[TASK OBJECTIVE] In the entries below, find the lines that contain the word "this" and copy them.

[Some records]
* * * * * * *

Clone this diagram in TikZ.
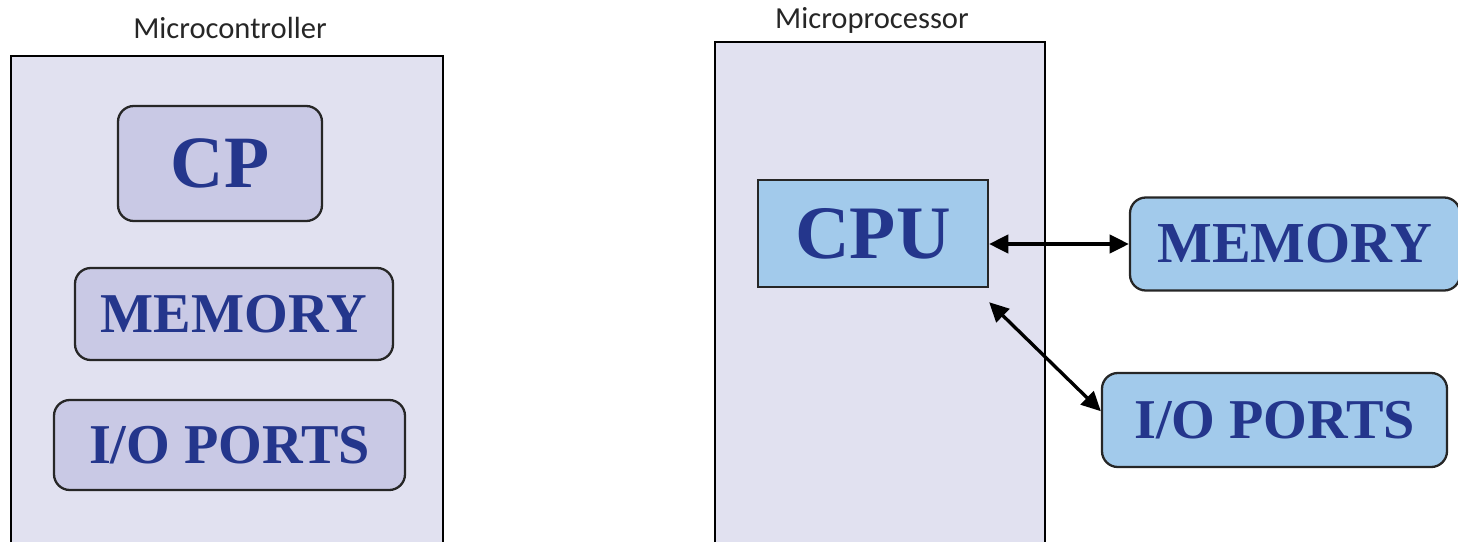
\documentclass[tikz,border=0pt]{standalone}
\usepackage{fontspec}
\setmainfont{Liberation Serif}
\newfontfamily\captionfont{Carlito}
\usepackage{tikz}
\usetikzlibrary{arrows.meta}
\usepackage{xcolor}
\definecolor{chipfill}{RGB}{225,225,240}
\definecolor{partfill}{RGB}{201,201,229}
\definecolor{cpufill}{RGB}{162,202,235}
\definecolor{inkblue}{RGB}{36,54,140}

\begin{document}
\begin{tikzpicture}[x=0.02cm, y=-0.02cm, >={Triangle[length=11pt,width=10.5pt]},
  chip/.style={draw=black, line width=1.1pt},
  caption/.style={font=\captionfont\fontsize{17.4}{20}\selectfont, text=black!85},
  part/.style={draw=black!85, line width=1.3pt, rounded corners=9pt, fill=partfill,
    text=inkblue, inner sep=0pt},
  extpart/.style={part, fill=cpufill},
  link/.style={<->, line width=1.9pt}]
  \useasboundingbox (0,0) rectangle (1458,542);

  % microcontroller
  \fill[chipfill] (11,56) rectangle (443,542);
  \draw[chip] (11,542) -- (11,56) -- (443,56) -- (443,542);
  \node[caption] (mctitle) at (230,28) {Microcontroller};
  \node[part, minimum width=204*0.02cm, minimum height=115*0.02cm,
    font=\bfseries\fontsize{42}{44}\selectfont] (cp) at (220,163.5) {CP};
  \node[part, minimum width=318*0.02cm, minimum height=92*0.02cm,
    font=\bfseries\fontsize{32}{34}\selectfont] (mcmem) at (234,314) {MEMORY};
  \node[part, minimum width=351*0.02cm, minimum height=90*0.02cm,
    font=\bfseries\fontsize{32}{34}\selectfont] (mcio) at (229.5,445) {I/O PORTS};

  % microprocessor
  \fill[chipfill] (715,42) rectangle (1045,542);
  \draw[chip] (715,542) -- (715,42) -- (1045,42) -- (1045,542);
  \node[caption] (mptitle) at (872,20) {Microprocessor};
  \node[extpart, rounded corners=0pt, minimum width=230*0.02cm, minimum height=107*0.02cm,
    font=\bfseries\fontsize{43}{45}\selectfont] (cpu) at (873,233.5) {CPU};
  \node[extpart, minimum width=330*0.02cm, minimum height=93*0.02cm,
    font=\bfseries\fontsize{33}{35}\selectfont] (mem) at (1295,244) {MEMORY};
  \node[extpart, minimum width=345*0.02cm, minimum height=94*0.02cm,
    font=\bfseries\fontsize{32}{34}\selectfont] (io) at (1274.5,420) {I/O PORTS};

  \draw[link] (cpu.east |- mem.west) -- (mem.west);
  \draw[link] ([yshift=-8pt]cpu.south east) -- ([yshift=5pt]io.west);
\end{tikzpicture}
\end{document}
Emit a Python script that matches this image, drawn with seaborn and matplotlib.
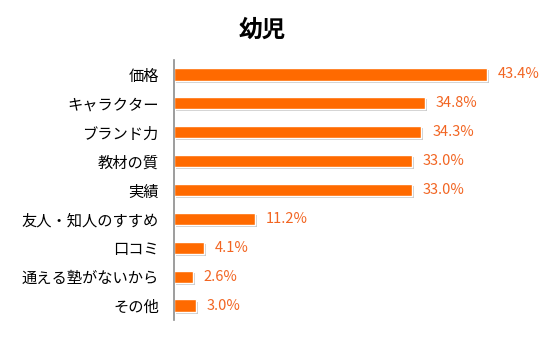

* * * * * * *

[CORRECT OUTPUT]
Clone this diagram in TikZ.
Emit a Python script that matches this image, drawn with seaborn and matplotlib.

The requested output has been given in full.